▸ **WHAT TO PRODUCE**
Locate the lines where "this" occurs and copy them as they stand.

▸ **RECORD LIST**
--- Start ---
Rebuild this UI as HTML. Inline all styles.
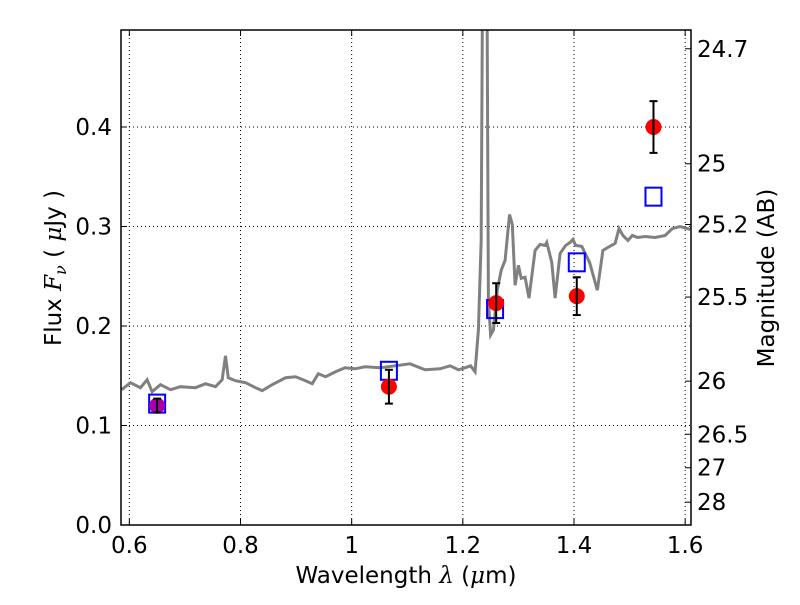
<!DOCTYPE html>
<html><head><meta charset="utf-8"><style>
body{margin:0;background:#fff;}
svg{font-family:"DejaVu Sans","Liberation Sans",sans-serif;}
</style></head><body>
<svg id="c" width="800" height="600"></svg>
<script>
const specLam=[0.586,0.602,0.620,0.632,0.641,0.656,0.674,0.692,0.719,0.737,0.755,0.767,0.773,0.778,0.791,0.809,0.827,0.839,0.857,0.881,0.899,0.917,0.929,0.940,0.953,0.971,0.988,1.006,1.024,1.051,1.078,1.105,1.132,1.159,1.177,1.192,1.204,1.214,1.222,1.228,1.233,1.236,1.243,1.246,1.250,1.255,1.262,1.269,1.276,1.284,1.289,1.294,1.300,1.305,1.312,1.319,1.330,1.339,1.348,1.351,1.360,1.366,1.375,1.385,1.393,1.398,1.403,1.414,1.428,1.442,1.452,1.461,1.474,1.481,1.488,1.497,1.505,1.514,1.528,1.546,1.564,1.577,1.591,1.609];
const specFlux=[0.136,0.143,0.138,0.146,0.134,0.141,0.136,0.139,0.138,0.142,0.139,0.146,0.170,0.148,0.145,0.143,0.138,0.135,0.141,0.148,0.149,0.145,0.142,0.152,0.149,0.154,0.158,0.157,0.159,0.158,0.160,0.162,0.156,0.157,0.160,0.156,0.158,0.160,0.154,0.196,0.286,0.6,0.6,0.226,0.191,0.196,0.236,0.256,0.266,0.312,0.302,0.241,0.261,0.248,0.249,0.228,0.276,0.282,0.281,0.284,0.264,0.228,0.273,0.281,0.284,0.287,0.281,0.280,0.264,0.236,0.276,0.279,0.283,0.298,0.291,0.286,0.291,0.289,0.290,0.289,0.291,0.298,0.300,0.297];
const obsLam=[0.650,1.067,1.260,1.405,1.543];
const obsFlux=[0.120,0.139,0.223,0.230,0.400];
const obsErr=[0.007,0.017,0.020,0.019,0.026];
const modLam=[0.650,1.067,1.258,1.405,1.543];
const modFlux=[0.122,0.155,0.217,0.264,0.330];
const xTicks=[0.6,0.8,1.0,1.2,1.4,1.6];
const xTickLabels=["0.6","0.8","1","1.2","1.4","1.6"];
const yTicks=[0,0.1,0.2,0.3,0.4];
const yTickLabels=["0.0","0.1","0.2","0.3","0.4"];
const magTicks=[24.7,25,25.2,25.5,26,26.5,27,28];

const L=121,R=691,T=30,B=525,xmin=0.585,xmax=1.6105,ymin=0,ymax=0.4975;
const sx=v=>L+(v-xmin)/(xmax-xmin)*(R-L);
const sy=v=>B-(v-ymin)/(ymax-ymin)*(B-T);
const NS="http://www.w3.org/2000/svg";
const svg=document.getElementById('c');
function mk(tag,attrs,parent){const e=document.createElementNS(NS,tag);for(const k in attrs)e.setAttribute(k,attrs[k]);(parent||svg).appendChild(e);return e;}
const defs=mk('defs',{});const cp=mk('clipPath',{id:'clip'},defs);mk('rect',{x:L,y:T,width:R-L,height:B-T},cp);
const FS=23;
xTicks.forEach((v,i)=>{const x=sx(v);
 const g=mk('line',{x1:x,x2:x,y1:T,y2:B,stroke:'#000','stroke-dasharray':'1,3','stroke-width':1});
 
 mk('line',{x1:x,x2:x,y1:B,y2:B-6,stroke:'#000'});mk('line',{x1:x,x2:x,y1:T,y2:T+6,stroke:'#000'});
 const t=mk('text',{x:x,y:B+28,'text-anchor':'middle','font-size':FS});t.textContent=xTickLabels[i];
 });
yTicks.forEach((v,i)=>{const y=sy(v);
 const g=mk('line',{x1:L,x2:R,y1:y,y2:y,stroke:'#000','stroke-dasharray':'1,3','stroke-width':1});
 
 mk('line',{x1:L,x2:L+6,y1:y,y2:y,stroke:'#000'});
 const t=mk('text',{x:L-9,y:y+8,'text-anchor':'end','font-size':FS});t.textContent=yTickLabels[i];
 });
magTicks.forEach(m=>{const y=sy(Math.pow(10,(23.9-m)/2.5));
 mk('line',{x1:R,x2:R-6,y1:y,y2:y,stroke:'#000'});
 const t=mk('text',{x:R+6,y:y+8,'font-size':FS});t.textContent=String(m);
 });
const sp=mk('polyline',{points:specLam.map((l,i)=>sx(l)+','+sy(specFlux[i])).join(' '),fill:'none',stroke:'#808080','stroke-width':3,'clip-path':'url(#clip)'});

modLam.forEach((l,i)=>{const r=mk('rect',{x:sx(l)-8,y:sy(modFlux[i])-9,width:16,height:18,fill:'none',stroke:'#0000ff','stroke-width':2});
 });
obsLam.forEach((l,i)=>{const x=sx(l);
 const c=mk('circle',{cx:x,cy:sy(obsFlux[i]),r:8,fill:i===0?'#aa00aa':'#ff0000'});
 
 const y1=sy(obsFlux[i]+obsErr[i]),y2=sy(obsFlux[i]-obsErr[i]);
 const e=mk('g',{stroke:'#000','stroke-width':2});
 
 mk('line',{x1:x,x2:x,y1:y1,y2:y2},e);mk('line',{x1:x-4,x2:x+4,y1:y1,y2:y1},e);mk('line',{x1:x-4,x2:x+4,y1:y2,y2:y2},e);});
const fr=mk('rect',{x:L,y:T,width:R-L,height:B-T,fill:'none',stroke:'#000','stroke-width':1.5});

const xt=mk('text',{x:406,y:583,'text-anchor':'middle','font-size':FS,'xml:space':'preserve'});
xt.innerHTML='Wavelength  <tspan font-style="italic" font-family="DejaVu Serif">λ</tspan> (<tspan font-style="italic" font-family="DejaVu Serif">μ</tspan>m)';

const yt=mk('text',{x:0,y:0,'text-anchor':'middle','font-size':FS,transform:'translate(61,268) rotate(-90)','xml:space':'preserve'});
yt.innerHTML='Flux  <tspan font-style="italic" font-family="DejaVu Serif">F<tspan font-size="16" dy="5">ν</tspan></tspan><tspan dy="-5">  (  </tspan><tspan font-style="italic" font-family="DejaVu Serif">μ</tspan>Jy )';

const rt=mk('text',{x:0,y:0,'text-anchor':'middle','font-size':FS,transform:'translate(774,278) rotate(-90)'});
rt.textContent='Magnitude (AB)';

</script>
</body></html>
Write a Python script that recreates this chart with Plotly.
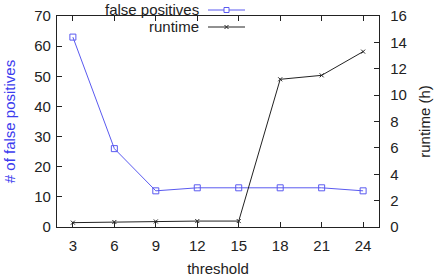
import plotly.graph_objects as go

threshold = [3, 6, 9, 12, 15, 18, 21, 24]
false_positives = [63, 26, 12, 13, 13, 13, 13, 12]
runtime_h = [0.33, 0.38, 0.42, 0.45, 0.45, 11.2, 11.5, 13.3]

BLUE_LINE = "#5a5af0"
BLUE_TEXT = "#3c3cee"
FONT = "Liberation Sans, Arial, sans-serif"
FS = 15

fig = go.Figure()
fig.add_trace(go.Scatter(
    x=threshold, y=false_positives, mode="lines+markers", name="false positives",
    line=dict(color=BLUE_LINE, width=1),
    marker=dict(symbol="square-open", size=6, color=BLUE_LINE, line=dict(width=1)),
    showlegend=False, yaxis="y"))
fig.add_trace(go.Scatter(
    x=threshold, y=runtime_h, mode="lines+markers", name="runtime",
    line=dict(color="#222222", width=1),
    marker=dict(symbol="x-thin-open", size=4, color="#222222", line=dict(width=1)),
    showlegend=False, yaxis="y2"))

axis_common = dict(showline=True, linecolor="#222222", linewidth=1.3, showgrid=False,
                   zeroline=False, ticks="inside", ticklen=5, tickcolor="#222222",
                   automargin=False,
                   tickfont=dict(family=FONT, size=FS, color="#222222"))

fig.update_layout(
    width=439, height=279,
    margin=dict(l=57, r=60, t=16, b=52),
    paper_bgcolor="white", plot_bgcolor="white",
    font=dict(family=FONT, size=FS, color="#222222"),
    xaxis=dict(range=[1.85, 25.15], tickvals=threshold, mirror="ticks",
               ticklabelstandoff=5,
               title=dict(text="threshold", standoff=10, font=dict(size=FS)),
               **axis_common),
    yaxis=dict(range=[0, 70], dtick=10, ticklabelstandoff=2,
               title=dict(text="# of false positives", font=dict(size=FS, color=BLUE_TEXT), standoff=14),
               **axis_common),
    yaxis2=dict(range=[0, 16], dtick=2, overlaying="y", side="right",
                ticklabelstandoff=7,
                title=dict(text="runtime (h)", font=dict(size=FS), standoff=13),
                **axis_common),
)

# manual gnuplot-style legend (text right-aligned, sample to the right)
legend_items = [("false positives", BLUE_LINE, "square"), ("runtime", "#222222", "x")]
x_text_end = 201
x_s0, x_s1 = 208, 245
def px(x):
    return (x - 57) / 322.0
for i, (label, col, sym) in enumerate(legend_items):
    yc = 10 + 17 * i
    yp = 1 - (yc - 16) / 211.0  # convert pixel to paper coords
    fig.add_annotation(x=px(x_text_end), y=yp, xref="paper", yref="paper",
                       text=label, showarrow=False, xanchor="right", yanchor="middle",
                       font=dict(family=FONT, size=FS, color="#222222"))
    fig.add_shape(type="line", xref="paper", yref="paper",
                  x0=px(x_s0), x1=px(x_s1), y0=yp, y1=yp,
                  line=dict(color=col, width=1))
    xm = px((x_s0 + x_s1) / 2)
    dx = 2.5 / 322.0
    dy = 2.5 / 211.0
    if sym == "square":
        fig.add_shape(type="rect", xref="paper", yref="paper",
                      x0=xm - dx, x1=xm + dx, y0=yp - dy, y1=yp + dy,
                      line=dict(color=col, width=1), fillcolor="white")
    else:
        dx2 = 2 / 322.0
        dy2 = 2 / 211.0
        fig.add_shape(type="line", xref="paper", yref="paper",
                      x0=xm - dx2, x1=xm + dx2, y0=yp - dy2, y1=yp + dy2,
                      line=dict(color=col, width=1))
        fig.add_shape(type="line", xref="paper", yref="paper",
                      x0=xm - dx2, x1=xm + dx2, y0=yp + dy2, y1=yp - dy2,
                      line=dict(color=col, width=1))

fig.write_html("out.html")
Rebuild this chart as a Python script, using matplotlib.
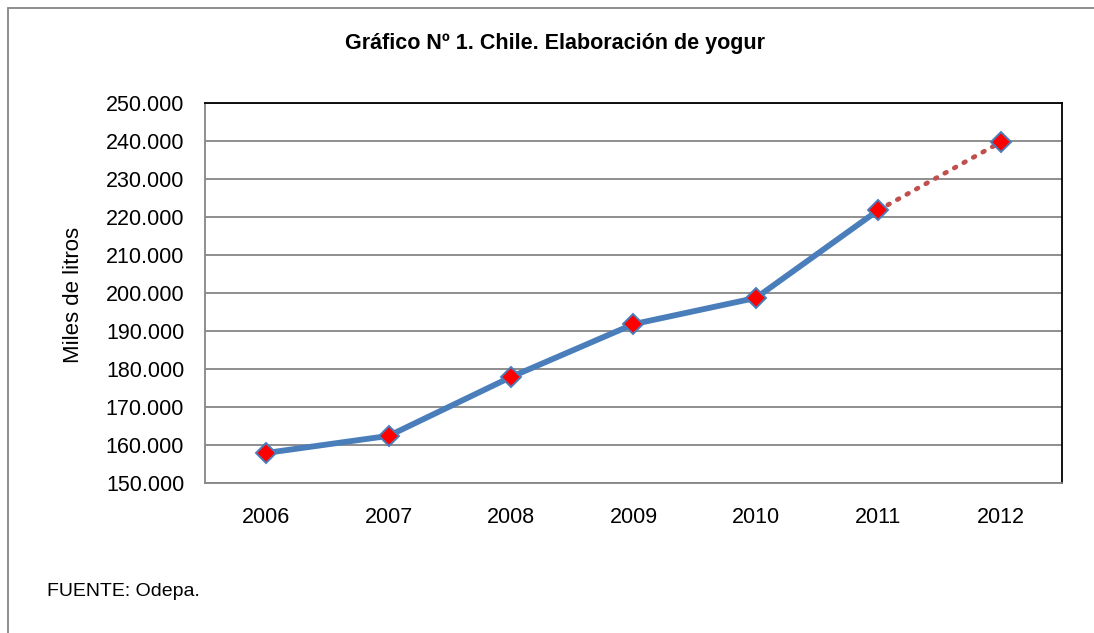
import matplotlib.pyplot as plt
from matplotlib.ticker import FuncFormatter
from matplotlib.patches import Rectangle

plt.rcParams['font.family'] = ['Liberation Sans', 'DejaVu Sans']

# Datos
anios = ['2006', '2007', '2008', '2009', '2010', '2011', '2012']
litros = [157900, 162400, 177900, 191800, 198700, 221800, 239700]

fig = plt.figure(figsize=(10.94, 6.33), dpi=100)
ax = fig.add_axes([0.1874, 0.2370, 0.7833, 0.6003])

x = list(range(len(anios)))

# Linea real (2006-2011) y proyectada (2011-2012)
ax.plot(x[:6], litros[:6], color='#4A7EBB', lw=4.2, solid_capstyle='round', zorder=3)
ax.plot(x[5:], litros[5:], color='#C0504D', lw=3.4, ls=(0, (0.4, 1.9)),
        dash_capstyle='round', zorder=3)
ax.plot(x, litros, ls='none', marker='D', ms=10.5, mfc='#FF0000', mec='#4A7EBB',
        mew=1.4, zorder=4)

ax.set_xlim(-0.5, 6.5)
ax.set_ylim(150000, 250000)
ax.set_yticks(range(150000, 250001, 10000))
ax.yaxis.set_major_formatter(FuncFormatter(lambda v, p: f'{int(v):,}'.replace(',', '.')))
ax.set_xticks(x)
ax.set_xticklabels(anios)
ax.tick_params(axis='both', labelsize=15.5, length=0)
ax.tick_params(axis='x', pad=17)
ax.tick_params(axis='y', pad=15)

ax.grid(axis='y', color='#868686', lw=1.3)
ax.set_axisbelow(True)
ax.spines['left'].set_color('#868686')
ax.spines['bottom'].set_color('#868686')
ax.spines['top'].set_color('black')
ax.spines['right'].set_color('black')
for s in ax.spines.values():
    s.set_linewidth(1.3)

ax.set_ylabel('Miles de litros', fontsize=16)
ax.yaxis.set_label_coords(84 / 1094, 1 - 295 / 633, transform=fig.transFigure)

fig.text(0.507, 0.932, 'Gráfico Nº 1. Chile. Elaboración de yogur', ha='center',
         va='center', fontsize=15.5, fontweight='bold')
fig.text(0.043, 0.065, 'FUENTE: Odepa.', ha='left', va='center', fontsize=14)

# Marco exterior
fig.patches.append(Rectangle((8 / 1094, -0.1), 1.2, 1 - 8 / 633 + 0.1,
                             transform=fig.transFigure, fill=False,
                             ec='#868686', lw=1.3))

fig.savefig('out.png', dpi=100)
--- End ---
▸ **THE RESULT**
Rebuild this UI as HTML. Inline all styles.
Write a Python script that recreates this chart with Plotly.
Rebuild this chart as a Python script, using matplotlib.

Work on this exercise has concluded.